GOAL:
No pictures belong in the copy; return exactly the lines from the one with "Output the Python" through the one with "plt.rcParams['mathtext.default'] = 'regular'", both ends included, and nothing else.

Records
▬▬▬▬▬▬
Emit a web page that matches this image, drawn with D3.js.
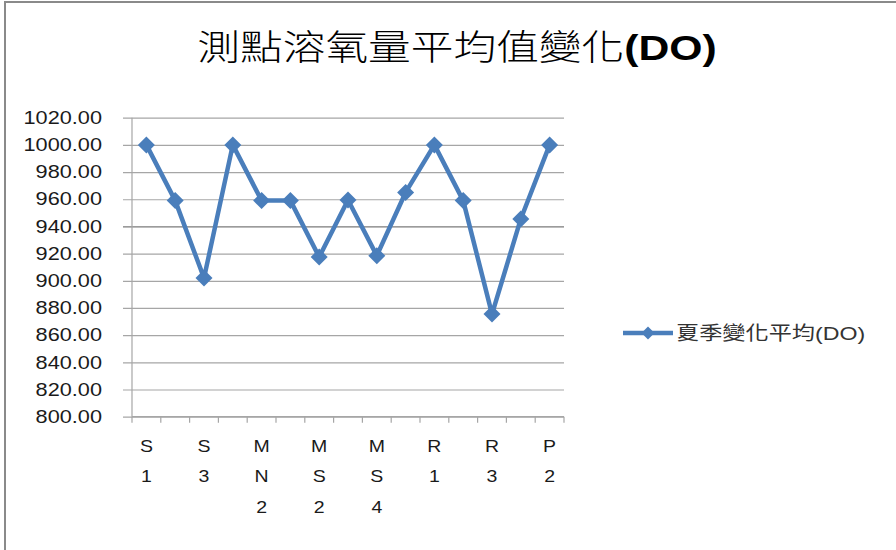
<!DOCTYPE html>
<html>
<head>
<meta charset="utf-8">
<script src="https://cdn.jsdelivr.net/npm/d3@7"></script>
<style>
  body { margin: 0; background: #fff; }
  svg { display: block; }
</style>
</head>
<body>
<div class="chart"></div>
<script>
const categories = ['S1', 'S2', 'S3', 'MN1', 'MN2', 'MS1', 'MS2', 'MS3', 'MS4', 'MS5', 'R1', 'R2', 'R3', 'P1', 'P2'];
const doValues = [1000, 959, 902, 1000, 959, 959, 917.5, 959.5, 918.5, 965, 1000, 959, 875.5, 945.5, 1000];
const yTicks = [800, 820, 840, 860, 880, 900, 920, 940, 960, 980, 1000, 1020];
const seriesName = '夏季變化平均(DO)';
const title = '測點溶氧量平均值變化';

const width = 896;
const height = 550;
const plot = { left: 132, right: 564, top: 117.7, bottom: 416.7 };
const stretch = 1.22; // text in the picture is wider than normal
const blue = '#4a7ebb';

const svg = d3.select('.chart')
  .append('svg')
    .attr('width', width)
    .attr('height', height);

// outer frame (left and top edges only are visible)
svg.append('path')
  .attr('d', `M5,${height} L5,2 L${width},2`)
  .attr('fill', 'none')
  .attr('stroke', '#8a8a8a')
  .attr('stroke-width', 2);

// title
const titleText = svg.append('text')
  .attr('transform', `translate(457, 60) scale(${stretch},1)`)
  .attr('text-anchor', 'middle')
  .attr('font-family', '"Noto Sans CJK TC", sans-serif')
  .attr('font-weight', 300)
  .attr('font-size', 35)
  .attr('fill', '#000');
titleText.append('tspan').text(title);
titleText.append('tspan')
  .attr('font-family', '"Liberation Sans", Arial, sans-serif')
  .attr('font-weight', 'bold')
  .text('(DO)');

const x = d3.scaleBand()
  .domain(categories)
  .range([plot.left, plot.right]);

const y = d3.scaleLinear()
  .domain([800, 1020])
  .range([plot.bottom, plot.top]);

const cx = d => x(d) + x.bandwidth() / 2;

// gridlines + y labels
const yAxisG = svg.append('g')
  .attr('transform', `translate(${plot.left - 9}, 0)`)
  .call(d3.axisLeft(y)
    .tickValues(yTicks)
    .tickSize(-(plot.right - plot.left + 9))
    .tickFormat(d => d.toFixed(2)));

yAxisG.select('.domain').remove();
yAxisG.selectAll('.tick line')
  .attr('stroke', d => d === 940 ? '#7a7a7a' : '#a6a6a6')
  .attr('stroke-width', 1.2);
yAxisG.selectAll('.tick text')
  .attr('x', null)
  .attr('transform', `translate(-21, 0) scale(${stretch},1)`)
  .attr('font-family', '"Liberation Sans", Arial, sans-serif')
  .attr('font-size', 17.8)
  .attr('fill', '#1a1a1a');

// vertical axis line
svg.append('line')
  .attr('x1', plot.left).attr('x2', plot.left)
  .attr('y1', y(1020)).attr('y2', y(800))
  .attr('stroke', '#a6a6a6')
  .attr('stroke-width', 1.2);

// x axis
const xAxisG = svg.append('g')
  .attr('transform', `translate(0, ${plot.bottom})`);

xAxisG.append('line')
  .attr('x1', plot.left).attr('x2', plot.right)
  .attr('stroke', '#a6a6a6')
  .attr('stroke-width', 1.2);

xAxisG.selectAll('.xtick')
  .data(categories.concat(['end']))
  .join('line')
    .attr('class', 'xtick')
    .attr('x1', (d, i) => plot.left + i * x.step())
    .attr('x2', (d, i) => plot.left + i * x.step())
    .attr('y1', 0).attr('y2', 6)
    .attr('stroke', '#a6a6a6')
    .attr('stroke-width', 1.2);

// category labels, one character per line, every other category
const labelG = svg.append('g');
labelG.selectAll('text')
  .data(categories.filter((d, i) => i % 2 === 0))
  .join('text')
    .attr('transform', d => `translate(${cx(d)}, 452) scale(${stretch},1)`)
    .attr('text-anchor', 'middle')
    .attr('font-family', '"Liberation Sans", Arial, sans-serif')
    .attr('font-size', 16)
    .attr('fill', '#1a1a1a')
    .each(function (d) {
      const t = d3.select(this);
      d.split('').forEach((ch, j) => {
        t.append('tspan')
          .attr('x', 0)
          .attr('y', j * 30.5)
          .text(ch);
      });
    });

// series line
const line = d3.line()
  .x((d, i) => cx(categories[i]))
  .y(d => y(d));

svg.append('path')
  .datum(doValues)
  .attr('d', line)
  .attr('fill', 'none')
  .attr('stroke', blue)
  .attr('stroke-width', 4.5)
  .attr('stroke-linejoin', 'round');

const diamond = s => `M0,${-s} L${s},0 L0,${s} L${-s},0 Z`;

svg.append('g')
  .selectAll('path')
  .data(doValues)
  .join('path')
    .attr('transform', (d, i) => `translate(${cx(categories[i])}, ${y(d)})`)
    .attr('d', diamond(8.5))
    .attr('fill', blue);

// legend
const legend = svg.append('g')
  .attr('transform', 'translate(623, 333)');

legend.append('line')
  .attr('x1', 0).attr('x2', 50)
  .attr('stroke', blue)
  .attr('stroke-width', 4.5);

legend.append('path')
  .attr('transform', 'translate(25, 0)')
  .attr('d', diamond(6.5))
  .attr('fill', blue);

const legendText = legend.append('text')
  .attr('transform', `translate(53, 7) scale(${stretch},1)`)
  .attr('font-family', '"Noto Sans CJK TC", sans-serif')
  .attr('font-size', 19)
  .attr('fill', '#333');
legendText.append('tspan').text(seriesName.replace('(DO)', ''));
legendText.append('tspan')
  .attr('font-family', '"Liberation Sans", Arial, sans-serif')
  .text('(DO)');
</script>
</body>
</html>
▬▬▬▬▬▬
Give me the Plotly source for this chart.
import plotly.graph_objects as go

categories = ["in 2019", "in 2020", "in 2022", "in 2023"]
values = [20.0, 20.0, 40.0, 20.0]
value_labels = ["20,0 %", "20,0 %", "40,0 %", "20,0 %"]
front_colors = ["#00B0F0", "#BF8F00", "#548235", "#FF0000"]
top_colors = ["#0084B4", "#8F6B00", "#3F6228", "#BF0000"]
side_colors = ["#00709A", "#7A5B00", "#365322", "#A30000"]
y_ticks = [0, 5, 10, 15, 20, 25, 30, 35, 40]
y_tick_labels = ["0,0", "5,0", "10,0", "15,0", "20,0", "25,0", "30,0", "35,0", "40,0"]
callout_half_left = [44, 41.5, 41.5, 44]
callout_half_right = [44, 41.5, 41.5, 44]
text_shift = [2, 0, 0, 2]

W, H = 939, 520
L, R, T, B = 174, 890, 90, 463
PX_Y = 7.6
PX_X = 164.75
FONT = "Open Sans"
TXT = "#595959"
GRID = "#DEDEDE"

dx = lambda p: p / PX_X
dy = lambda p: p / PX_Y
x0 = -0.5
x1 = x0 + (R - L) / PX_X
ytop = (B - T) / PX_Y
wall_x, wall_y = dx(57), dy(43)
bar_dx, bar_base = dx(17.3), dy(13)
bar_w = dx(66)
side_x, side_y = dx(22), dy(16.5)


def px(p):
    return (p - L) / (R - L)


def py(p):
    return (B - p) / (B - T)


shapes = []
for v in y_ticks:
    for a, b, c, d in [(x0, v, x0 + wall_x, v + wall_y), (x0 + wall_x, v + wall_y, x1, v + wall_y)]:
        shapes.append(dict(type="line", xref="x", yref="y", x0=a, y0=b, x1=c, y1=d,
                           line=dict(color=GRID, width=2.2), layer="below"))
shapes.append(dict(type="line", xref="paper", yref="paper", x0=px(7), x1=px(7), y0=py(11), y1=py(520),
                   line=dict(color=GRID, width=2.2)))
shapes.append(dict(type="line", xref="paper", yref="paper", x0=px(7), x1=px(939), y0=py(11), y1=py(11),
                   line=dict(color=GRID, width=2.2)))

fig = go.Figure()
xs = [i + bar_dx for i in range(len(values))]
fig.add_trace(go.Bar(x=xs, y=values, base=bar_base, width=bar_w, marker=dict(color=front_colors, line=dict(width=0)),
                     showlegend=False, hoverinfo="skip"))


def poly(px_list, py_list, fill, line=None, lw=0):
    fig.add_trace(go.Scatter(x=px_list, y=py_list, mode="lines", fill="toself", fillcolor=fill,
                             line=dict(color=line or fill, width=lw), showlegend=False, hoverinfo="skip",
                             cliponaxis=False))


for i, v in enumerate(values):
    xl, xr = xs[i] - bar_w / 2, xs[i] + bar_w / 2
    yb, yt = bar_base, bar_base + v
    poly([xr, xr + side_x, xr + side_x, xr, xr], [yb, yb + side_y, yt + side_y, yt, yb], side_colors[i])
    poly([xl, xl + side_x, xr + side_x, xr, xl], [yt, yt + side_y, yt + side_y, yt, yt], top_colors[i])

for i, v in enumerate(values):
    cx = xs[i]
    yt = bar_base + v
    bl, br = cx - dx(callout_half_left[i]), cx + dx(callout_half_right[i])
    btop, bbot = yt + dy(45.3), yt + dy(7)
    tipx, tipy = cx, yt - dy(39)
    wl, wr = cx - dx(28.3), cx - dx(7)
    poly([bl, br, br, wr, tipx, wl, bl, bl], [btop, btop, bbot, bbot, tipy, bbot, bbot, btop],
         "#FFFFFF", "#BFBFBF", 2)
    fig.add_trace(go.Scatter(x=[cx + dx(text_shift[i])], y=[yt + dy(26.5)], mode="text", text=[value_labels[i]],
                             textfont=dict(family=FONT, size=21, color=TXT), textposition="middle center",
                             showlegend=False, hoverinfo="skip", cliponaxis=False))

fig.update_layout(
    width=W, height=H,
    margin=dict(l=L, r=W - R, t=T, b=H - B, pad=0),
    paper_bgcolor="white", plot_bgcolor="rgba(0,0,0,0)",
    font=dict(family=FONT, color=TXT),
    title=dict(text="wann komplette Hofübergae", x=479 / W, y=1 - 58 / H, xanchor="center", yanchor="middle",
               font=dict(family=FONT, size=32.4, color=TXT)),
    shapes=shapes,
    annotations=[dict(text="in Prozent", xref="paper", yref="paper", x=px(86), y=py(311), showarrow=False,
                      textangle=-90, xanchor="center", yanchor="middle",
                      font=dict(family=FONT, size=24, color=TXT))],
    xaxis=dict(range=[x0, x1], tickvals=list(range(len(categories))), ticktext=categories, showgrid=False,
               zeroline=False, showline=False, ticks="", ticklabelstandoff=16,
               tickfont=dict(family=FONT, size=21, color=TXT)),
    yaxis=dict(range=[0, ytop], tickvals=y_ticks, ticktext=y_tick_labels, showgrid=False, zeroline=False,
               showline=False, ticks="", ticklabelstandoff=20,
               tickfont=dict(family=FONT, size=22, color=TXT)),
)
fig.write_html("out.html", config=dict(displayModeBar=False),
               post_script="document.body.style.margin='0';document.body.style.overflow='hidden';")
▬▬▬▬▬▬
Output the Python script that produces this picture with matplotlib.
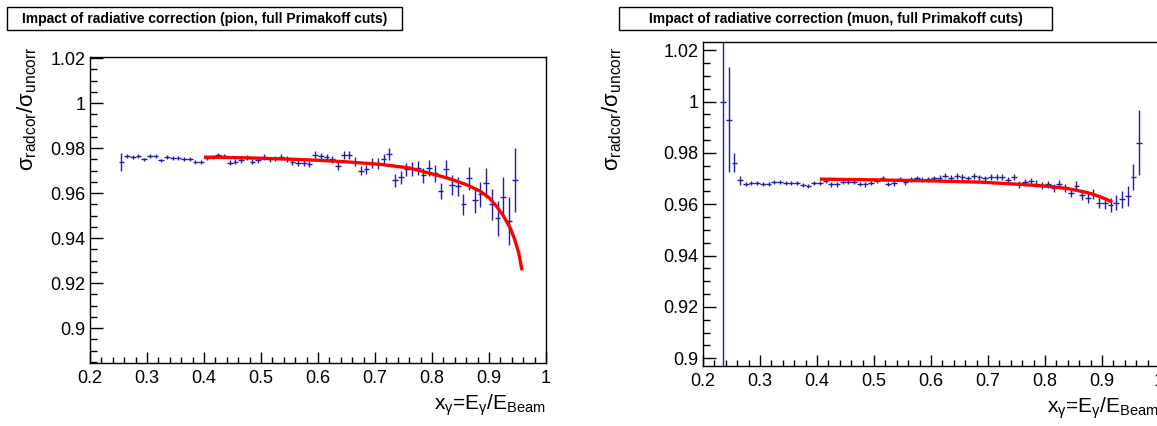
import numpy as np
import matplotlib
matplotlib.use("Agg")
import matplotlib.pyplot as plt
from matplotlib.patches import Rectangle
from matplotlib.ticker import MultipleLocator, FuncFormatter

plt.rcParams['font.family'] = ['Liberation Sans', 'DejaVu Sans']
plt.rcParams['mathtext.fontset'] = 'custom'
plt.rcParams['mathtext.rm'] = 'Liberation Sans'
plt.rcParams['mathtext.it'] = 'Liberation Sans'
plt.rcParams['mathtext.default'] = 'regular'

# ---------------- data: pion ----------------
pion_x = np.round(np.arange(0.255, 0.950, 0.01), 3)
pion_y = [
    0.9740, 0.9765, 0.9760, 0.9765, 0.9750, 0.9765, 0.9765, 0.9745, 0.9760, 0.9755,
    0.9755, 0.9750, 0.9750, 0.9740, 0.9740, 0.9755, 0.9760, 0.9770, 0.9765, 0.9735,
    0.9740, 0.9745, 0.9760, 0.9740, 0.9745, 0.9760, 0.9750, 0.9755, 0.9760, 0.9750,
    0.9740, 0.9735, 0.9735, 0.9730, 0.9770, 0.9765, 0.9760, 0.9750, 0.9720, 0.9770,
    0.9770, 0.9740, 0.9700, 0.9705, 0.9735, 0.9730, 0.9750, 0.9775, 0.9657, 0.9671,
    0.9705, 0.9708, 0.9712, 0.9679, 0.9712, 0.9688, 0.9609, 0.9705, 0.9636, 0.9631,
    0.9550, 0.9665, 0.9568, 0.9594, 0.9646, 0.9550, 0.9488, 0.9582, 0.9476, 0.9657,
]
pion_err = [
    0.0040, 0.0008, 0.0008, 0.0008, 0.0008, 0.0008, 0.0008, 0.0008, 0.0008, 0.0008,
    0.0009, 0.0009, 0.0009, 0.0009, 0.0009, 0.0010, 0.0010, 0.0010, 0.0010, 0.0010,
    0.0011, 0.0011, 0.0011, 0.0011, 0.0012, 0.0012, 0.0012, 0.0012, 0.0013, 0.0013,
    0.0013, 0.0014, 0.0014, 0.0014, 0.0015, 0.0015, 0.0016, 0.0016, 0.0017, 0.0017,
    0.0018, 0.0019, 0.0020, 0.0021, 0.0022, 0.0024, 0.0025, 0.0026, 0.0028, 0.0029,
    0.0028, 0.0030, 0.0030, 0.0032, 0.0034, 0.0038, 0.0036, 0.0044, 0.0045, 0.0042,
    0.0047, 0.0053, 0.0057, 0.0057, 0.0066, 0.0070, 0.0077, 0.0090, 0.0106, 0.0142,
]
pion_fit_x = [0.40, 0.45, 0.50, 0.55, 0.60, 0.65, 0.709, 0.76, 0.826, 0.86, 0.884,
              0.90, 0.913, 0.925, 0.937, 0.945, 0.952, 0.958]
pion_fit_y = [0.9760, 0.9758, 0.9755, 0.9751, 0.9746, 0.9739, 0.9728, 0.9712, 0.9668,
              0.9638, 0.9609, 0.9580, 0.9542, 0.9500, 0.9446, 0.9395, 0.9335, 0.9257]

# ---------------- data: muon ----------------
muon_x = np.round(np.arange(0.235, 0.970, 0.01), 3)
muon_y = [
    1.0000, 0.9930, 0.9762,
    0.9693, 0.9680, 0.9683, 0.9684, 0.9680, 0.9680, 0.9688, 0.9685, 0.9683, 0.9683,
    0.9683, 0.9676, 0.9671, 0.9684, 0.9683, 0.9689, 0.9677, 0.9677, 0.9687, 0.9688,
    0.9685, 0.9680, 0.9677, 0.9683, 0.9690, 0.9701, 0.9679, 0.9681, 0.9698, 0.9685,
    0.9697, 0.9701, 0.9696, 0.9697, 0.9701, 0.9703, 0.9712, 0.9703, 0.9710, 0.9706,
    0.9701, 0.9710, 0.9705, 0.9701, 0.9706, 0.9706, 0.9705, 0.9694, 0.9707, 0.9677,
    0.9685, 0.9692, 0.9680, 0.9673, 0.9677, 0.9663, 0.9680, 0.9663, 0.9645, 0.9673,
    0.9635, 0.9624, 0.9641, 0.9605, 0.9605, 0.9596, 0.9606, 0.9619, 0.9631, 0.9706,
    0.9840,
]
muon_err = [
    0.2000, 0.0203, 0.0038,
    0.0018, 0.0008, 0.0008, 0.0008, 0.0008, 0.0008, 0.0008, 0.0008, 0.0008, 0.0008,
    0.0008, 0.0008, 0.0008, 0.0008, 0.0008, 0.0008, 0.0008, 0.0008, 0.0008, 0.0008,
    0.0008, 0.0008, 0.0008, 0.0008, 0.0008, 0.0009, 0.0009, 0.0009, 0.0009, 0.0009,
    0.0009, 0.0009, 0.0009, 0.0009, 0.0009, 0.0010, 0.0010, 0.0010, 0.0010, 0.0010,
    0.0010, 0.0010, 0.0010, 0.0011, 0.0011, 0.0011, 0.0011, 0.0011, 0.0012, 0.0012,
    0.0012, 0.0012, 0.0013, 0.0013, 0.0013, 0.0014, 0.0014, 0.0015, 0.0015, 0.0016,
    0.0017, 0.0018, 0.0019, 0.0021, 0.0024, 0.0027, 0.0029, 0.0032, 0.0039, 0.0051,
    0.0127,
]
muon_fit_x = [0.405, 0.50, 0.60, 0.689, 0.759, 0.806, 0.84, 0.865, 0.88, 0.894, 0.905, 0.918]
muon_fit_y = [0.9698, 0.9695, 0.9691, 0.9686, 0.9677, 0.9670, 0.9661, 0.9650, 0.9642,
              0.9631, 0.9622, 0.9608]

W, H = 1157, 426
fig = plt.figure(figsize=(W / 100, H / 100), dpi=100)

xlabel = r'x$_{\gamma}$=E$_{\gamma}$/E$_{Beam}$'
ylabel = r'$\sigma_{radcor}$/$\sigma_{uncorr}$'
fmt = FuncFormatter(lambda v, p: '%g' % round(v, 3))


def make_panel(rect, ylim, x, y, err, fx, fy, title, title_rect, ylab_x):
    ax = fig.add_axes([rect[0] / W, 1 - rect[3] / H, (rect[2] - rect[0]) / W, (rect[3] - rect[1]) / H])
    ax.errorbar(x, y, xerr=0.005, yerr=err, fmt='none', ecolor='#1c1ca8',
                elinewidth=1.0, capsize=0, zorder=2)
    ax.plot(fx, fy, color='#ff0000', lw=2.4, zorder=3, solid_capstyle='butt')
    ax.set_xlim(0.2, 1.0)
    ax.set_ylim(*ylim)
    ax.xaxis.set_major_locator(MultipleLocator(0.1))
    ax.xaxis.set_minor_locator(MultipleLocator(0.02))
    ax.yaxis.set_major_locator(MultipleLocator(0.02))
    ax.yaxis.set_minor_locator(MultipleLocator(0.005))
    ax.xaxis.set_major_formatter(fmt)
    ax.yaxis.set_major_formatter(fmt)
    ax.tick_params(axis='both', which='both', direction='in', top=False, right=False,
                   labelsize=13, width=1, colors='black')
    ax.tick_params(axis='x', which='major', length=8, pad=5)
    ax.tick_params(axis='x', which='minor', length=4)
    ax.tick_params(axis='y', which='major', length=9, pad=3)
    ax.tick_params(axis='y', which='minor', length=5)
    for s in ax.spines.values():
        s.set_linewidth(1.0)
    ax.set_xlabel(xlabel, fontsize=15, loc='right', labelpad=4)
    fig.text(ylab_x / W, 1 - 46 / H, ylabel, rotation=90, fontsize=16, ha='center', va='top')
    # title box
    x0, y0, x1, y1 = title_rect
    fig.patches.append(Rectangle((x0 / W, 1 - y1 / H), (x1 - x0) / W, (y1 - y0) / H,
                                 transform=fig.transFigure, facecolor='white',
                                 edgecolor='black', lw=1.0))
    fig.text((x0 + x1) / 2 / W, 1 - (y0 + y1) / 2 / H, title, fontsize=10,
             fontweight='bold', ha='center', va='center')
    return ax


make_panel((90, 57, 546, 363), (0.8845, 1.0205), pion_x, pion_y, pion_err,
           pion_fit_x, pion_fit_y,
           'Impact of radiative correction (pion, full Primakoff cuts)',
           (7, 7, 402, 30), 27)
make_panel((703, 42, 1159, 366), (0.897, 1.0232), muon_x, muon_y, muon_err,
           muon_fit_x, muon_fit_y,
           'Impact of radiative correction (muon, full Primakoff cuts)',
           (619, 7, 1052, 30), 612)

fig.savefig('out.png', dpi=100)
▬▬▬▬▬▬
WORKED SOLUTION:
Output the Python script that produces this picture with matplotlib.
import numpy as np
import matplotlib
matplotlib.use("Agg")
import matplotlib.pyplot as plt
from matplotlib.patches import Rectangle
from matplotlib.ticker import MultipleLocator, FuncFormatter

plt.rcParams['font.family'] = ['Liberation Sans', 'DejaVu Sans']
plt.rcParams['mathtext.fontset'] = 'custom'
plt.rcParams['mathtext.rm'] = 'Liberation Sans'
plt.rcParams['mathtext.it'] = 'Liberation Sans'
plt.rcParams['mathtext.default'] = 'regular'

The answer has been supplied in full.